Following a four-year closure and extensive renovations, Rosewood
Little Dix Bay on Virgin Gorda in the British Virgin Islands has reopened.
The 500-acre luxury property, which shuttered in 2016 for
refurbishment, also sustained significant damage from Hurricane Irma in 2017.
The revamped Rosewood Little Dix Bay features 80 guestrooms,
suites and villas, all of which have unobstructed ocean views. Accommodation
types include the property’s Tree House Suites, which are inspired by Rosewood
Little Dix Bay’s original stilt houses, as well as One-Bedroom Pool Suites with
private plunge pools, Ocean View Junior Suites and One- and Two-Bedroom Suites.
For larger families and groups, the resort also offers the
four-bedroom Villa Joy, two-bedroom Columbus House and three-bedroom Laurance
House, each of which feature spacious living areas, kitchens and private pools.
The resort is home to four dining concepts, including the signature
restaurant Reef House, which showcases a rotating menu of farm-to-fork cuisine,
and tapas-style eatery Sugar Mill. Pavilion features an outdoor show kitchen, while
the adjacent Rum Room is stocked with 107 rums from around the world.
The property’s Sense Spa is located cliffside. Other
amenities: a two-tiered spa infinity pool, a fitness center and a revamped
recreation program, comprising various water sports and outdoor activities and
eight new tennis and pickleball courts.
The property’s main Pavilion Pool is located steps from the
beach and offers food and beverage service from the Pavilion restaurant.
Guests at Rosewood Little Dix Bay are granted access to a
variety of services and amenities, including a new butler service and a bespoke
ocean arrival experience. Available via Rosewood’s new luxury catamarans, the
ocean arrival includes a 20-minute sailing transfer from the airport in Tortola
to the resort’s private dock on Virgin Gorda.

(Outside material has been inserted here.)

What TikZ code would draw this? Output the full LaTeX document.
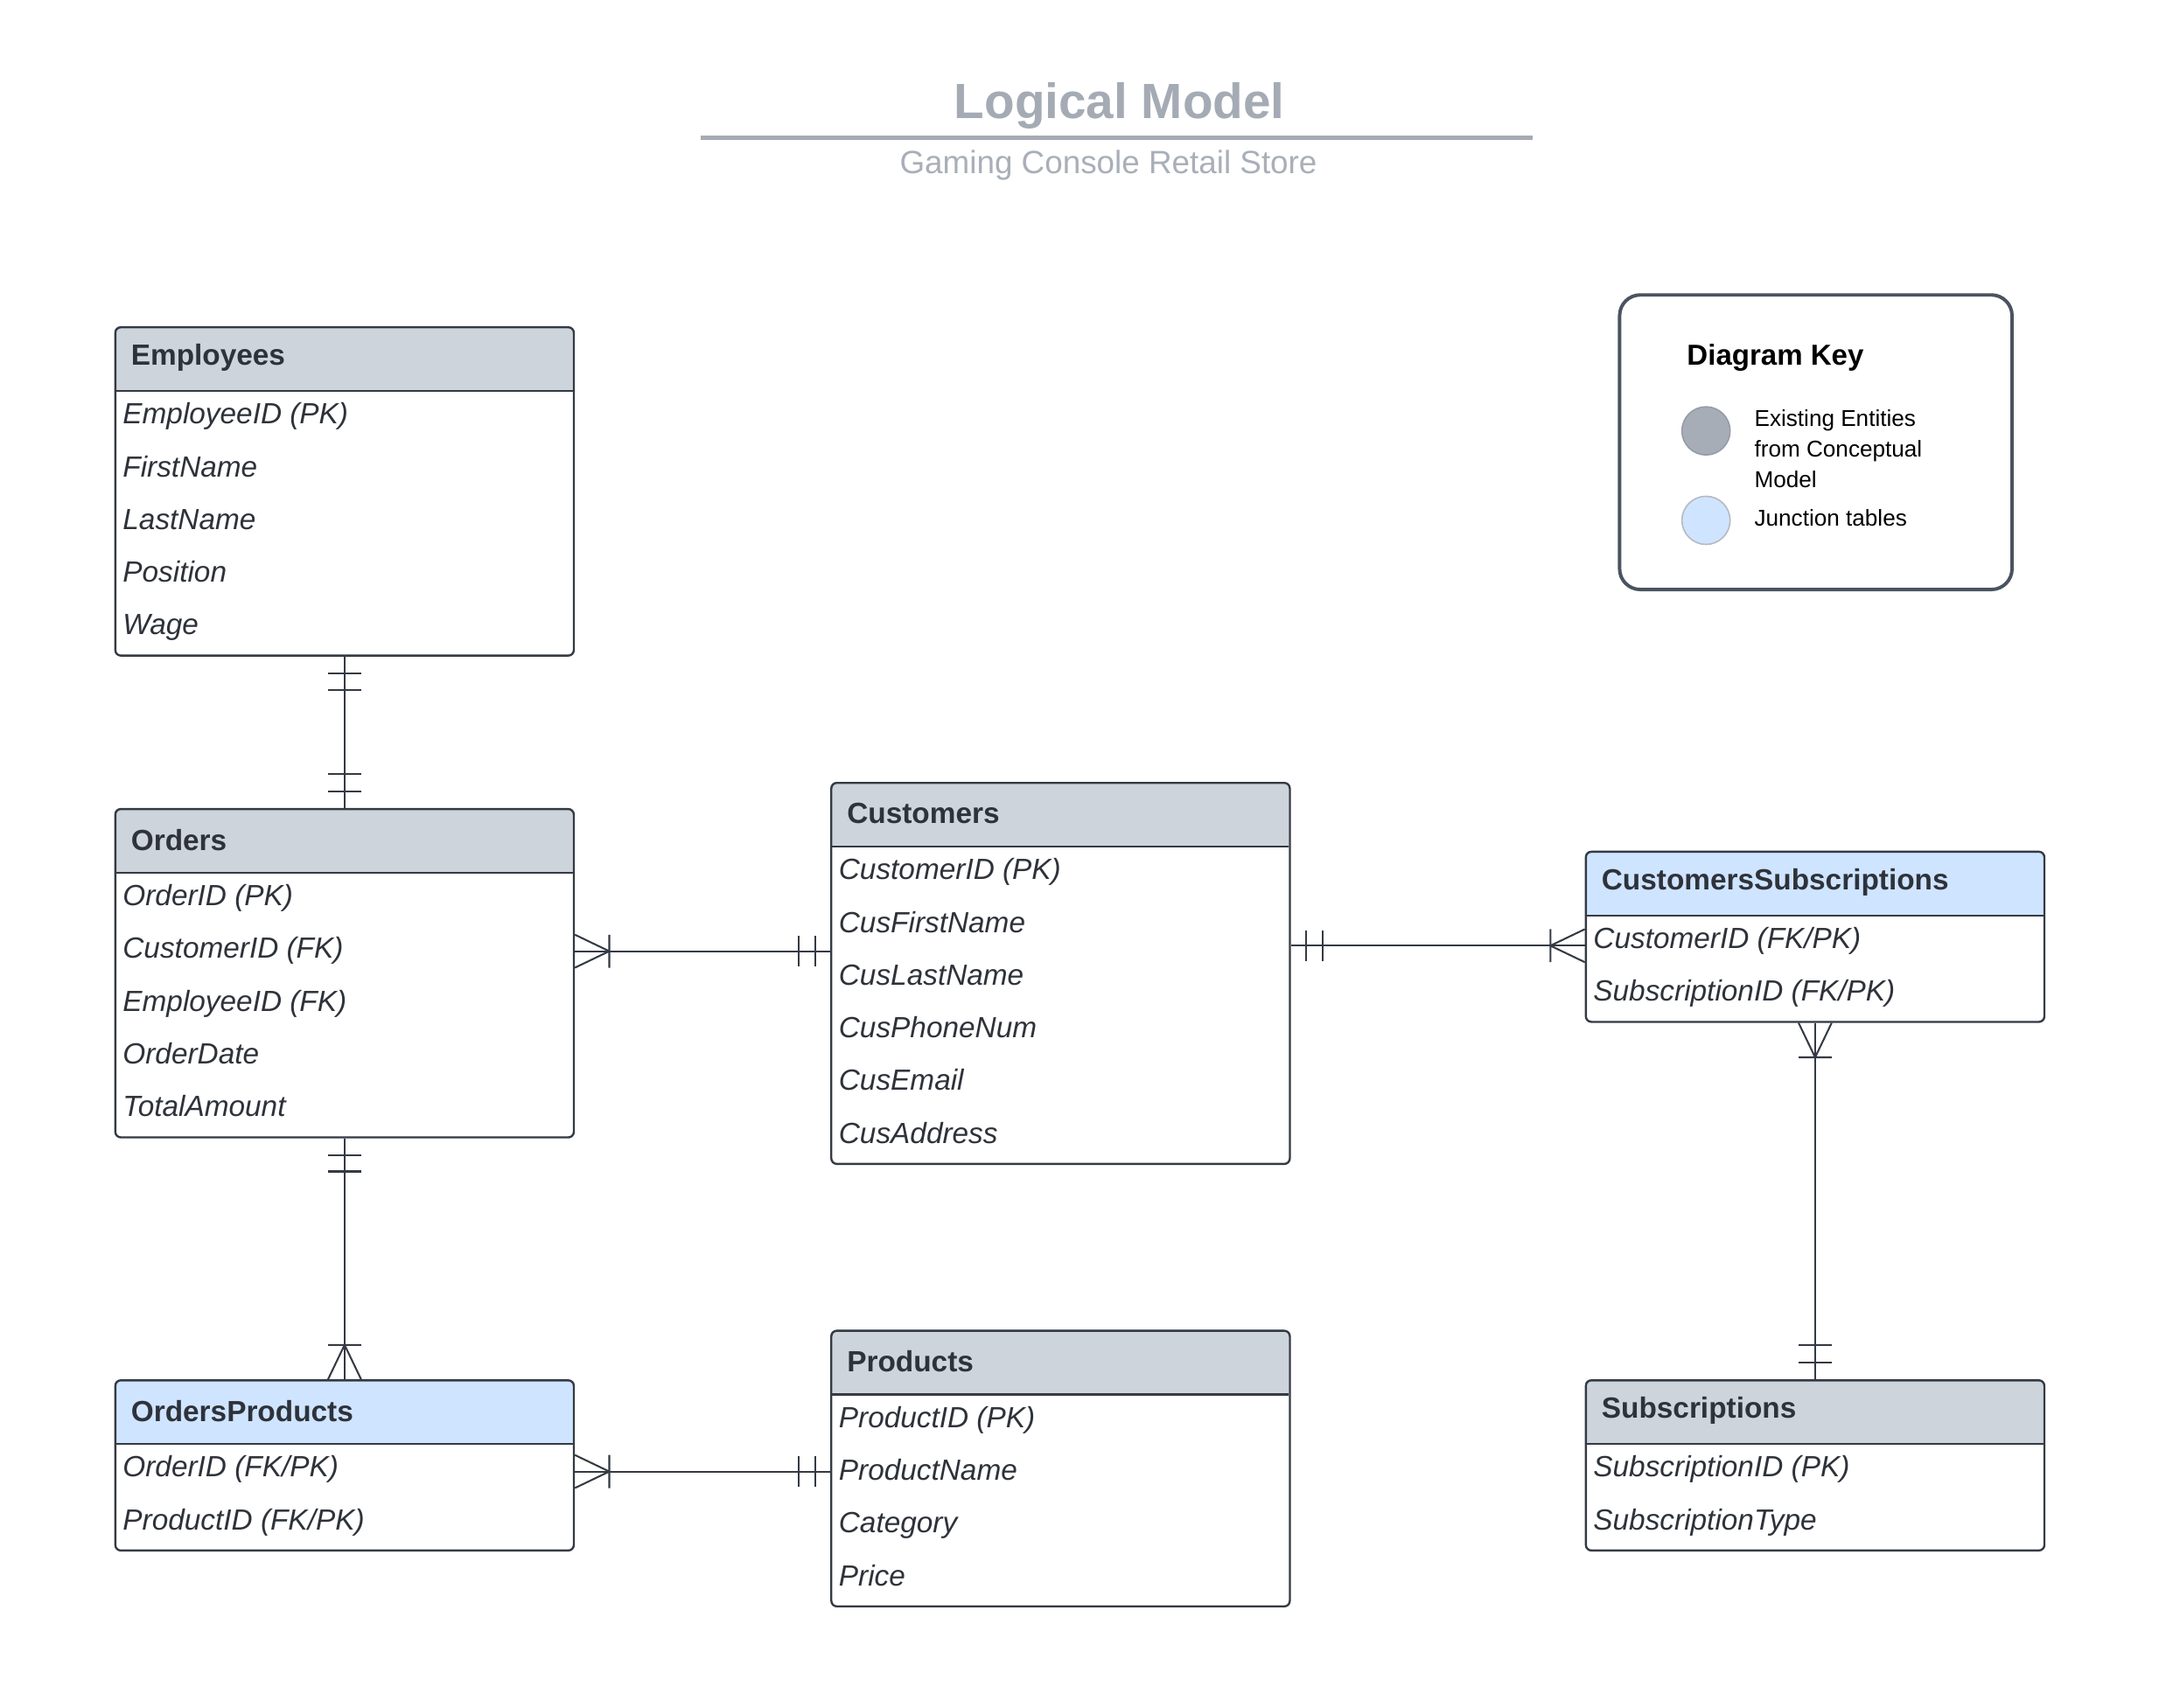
\documentclass[tikz,border=0pt]{standalone}
\usepackage{fontspec}
\setmainfont{Liberation Sans}
\usetikzlibrary{calc}
\definecolor{hdrgray}{HTML}{CED4DB}
\definecolor{hdrblue}{HTML}{CFE4FF}
\definecolor{edgecol}{HTML}{343A43}
\definecolor{txtcol}{HTML}{2E323A}
\definecolor{titlegray}{HTML}{A5ABB4}
\definecolor{subgray}{HTML}{A9AFB8}
\definecolor{keygray}{HTML}{A6ADB6}
\definecolor{keyring}{HTML}{959CA6}
\definecolor{keyborder}{HTML}{4B5360}

\tikzset{
  entbox/.style={draw=edgecol, line width=1.5, rounded corners=4, minimum width=333, inner sep=0, fill=none},
  divline/.style={draw=edgecol, line width=1.5},
  hdrtext/.style={font=\fontsize{21.2}{24}\selectfont\bfseries, text=txtcol, inner sep=0, anchor=west},
  rowtext/.style={font=\fontsize{21.2}{24}\selectfont\itshape, text=txtcol, inner sep=0, anchor=west, text height=16, text depth=4},
  conn/.style={draw=edgecol, line width=1.3},
  keytext/.style={font=\fontsize{16.6}{22}\selectfont, text=black, inner sep=0, anchor=west, align=left},
}

\newcommand\entity[7]{%
  \pgfmathsetmacro\eh{47+38.3*#4}%
  \begin{scope}
    \clip[rounded corners=4] (#2,#3) rectangle ++(333,\eh);
    \fill[#5] (#2,#3) rectangle ++(333,47);
  \end{scope}
  \node[entbox, minimum height=\eh, anchor=north west] (#1) at (#2,#3) {};
  \draw[divline] (#2,#3+47) -- ++(333,0);
  \node[hdrtext] (#1-t) at (#2+12,#3+23) {#6};
  \foreach \t [count=\i from 0] in {#7} {
    \node[rowtext] (#1-r\i) at (#2+6,#3+65+38.3*\i) {\t};
  }%
}
% crow's feet and double bars, drawn at a connector end point
\newcommand\crowR[1]{\draw[conn,shift={(#1)}] (0,-12) -- (25,0) -- (0,12) (25,-12) -- (25,12);}
\newcommand\crowL[1]{\draw[conn,shift={(#1)}] (0,-12) -- (-25,0) -- (0,12) (-25,-12) -- (-25,12);}
\newcommand\crowD[1]{\draw[conn,shift={(#1)}] (-12,0) -- (0,25) -- (12,0) (-12,25) -- (12,25);}
\newcommand\crowU[1]{\draw[conn,shift={(#1)}] (-12,0) -- (0,-25) -- (12,0) (-12,-25) -- (12,-25);}
\newcommand\twoR[1]{\draw[conn,shift={(#1)}] (11,-11) -- (11,11) (23,-11) -- (23,11);}
\newcommand\twoL[1]{\draw[conn,shift={(#1)}] (-11,-11) -- (-11,11) (-23,-11) -- (-23,11);}
\newcommand\twoD[1]{\draw[conn,shift={(#1)}] (-12,12) -- (12,12) (-12,24) -- (12,24);}
\newcommand\twoU[1]{\draw[conn,shift={(#1)}] (-12,-12) -- (12,-12) (-12,-25) -- (12,-25);}

\begin{document}
\begin{tikzpicture}[x=1pt,y=-1pt]
\useasboundingbox[fill=white] (0,0) rectangle (1568,1240.2);

% title
\node[font=\fontsize{36}{40}\selectfont\bfseries, text=titlegray, inner sep=0] (title) at (813,77) {Logical Model};
\coordinate (tl1) at (509,100);
\coordinate (tl2) at (1113,100);
\draw[titlegray, line width=3] (tl1) -- (tl2);
\node[font=\fontsize{23.4}{26}\selectfont, text=subgray, inner sep=0] (subtitle) at (805,120) {Gaming Console Retail Store};

% entities
\entity{emp}{83}{237}{5}{hdrgray}{Employees}{EmployeeID (PK),FirstName,LastName,Position,Wage}
\entity{ord}{83}{587}{5}{hdrgray}{Orders}{OrderID (PK),CustomerID (FK),EmployeeID (FK),OrderDate,TotalAmount}
\entity{cus}{603}{568}{6}{hdrgray}{Customers}{CustomerID (PK),CusFirstName,CusLastName,CusPhoneNum,CusEmail,CusAddress}
\entity{cs}{1151}{618}{2}{hdrblue}{CustomersSubscriptions}{CustomerID (FK/PK),SubscriptionID (FK/PK)}
\entity{op}{83}{1002}{2}{hdrblue}{OrdersProducts}{OrderID (FK/PK),ProductID (FK/PK)}
\entity{prd}{603}{966}{4}{hdrgray}{Products}{ProductID (PK),ProductName,Category,Price}
\entity{sub}{1151}{1002}{2}{hdrgray}{Subscriptions}{SubscriptionID (PK),SubscriptionType}

% key
\node[draw=keyborder, line width=2.5, rounded corners=15, minimum width=285, minimum height=214, inner sep=0, anchor=north west] (key) at (1175,213) {};
\node[font=\fontsize{21}{24}\selectfont\bfseries, text=black, inner sep=0, anchor=west] (keyt) at (1225,260) {Diagram Key};
\node[circle, draw=keyring, line width=1, fill=keygray, minimum size=35, inner sep=0] (kc1) at (1239,313) {};
\node[circle, draw=keyring!70, line width=1, fill=hdrblue, minimum size=35, inner sep=0] (kc2) at (1239,378) {};
\node[keytext] (kt1) at (1274,326) {Existing Entities\\from Conceptual\\Model};
\node[keytext] (kt2) at (1274,376) {Junction tables};

% connectors
\coordinate (yoc) at (0,691);
\coordinate (ycc) at (0,687);
\coordinate (yop) at (0,1069);

\draw[conn] (emp.south) -- (ord.north);
\twoD{emp.south}
\twoU{ord.north}

\draw[conn] (ord.east |- yoc) -- (cus.west |- yoc);
\crowR{ord.east |- yoc}
\twoL{cus.west |- yoc}

\draw[conn] (cus.east |- ycc) -- (cs.west |- ycc);
\twoR{cus.east |- ycc}
\crowL{cs.west |- ycc}

\draw[conn] (ord.south) -- (op.north);
\twoD{ord.south}
\crowU{op.north}

\draw[conn] (op.east |- yop) -- (prd.west |- yop);
\crowR{op.east |- yop}
\twoL{prd.west |- yop}

\draw[conn] (cs.south) -- (sub.north);
\crowD{cs.south}
\twoU{sub.north}
\end{tikzpicture}
\end{document}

Also on offer is the property’s Rosewood Explorers
children’s program, which includes a variety of activities, such as wildlife
meet-and-greets at the resort’s on-site petting zoo, cooking classes that
showcase locally grown ingredients and educational reef excursions.
American businessman and conservationist Laurance
Rockefeller opened Little Dix Bay in 1964.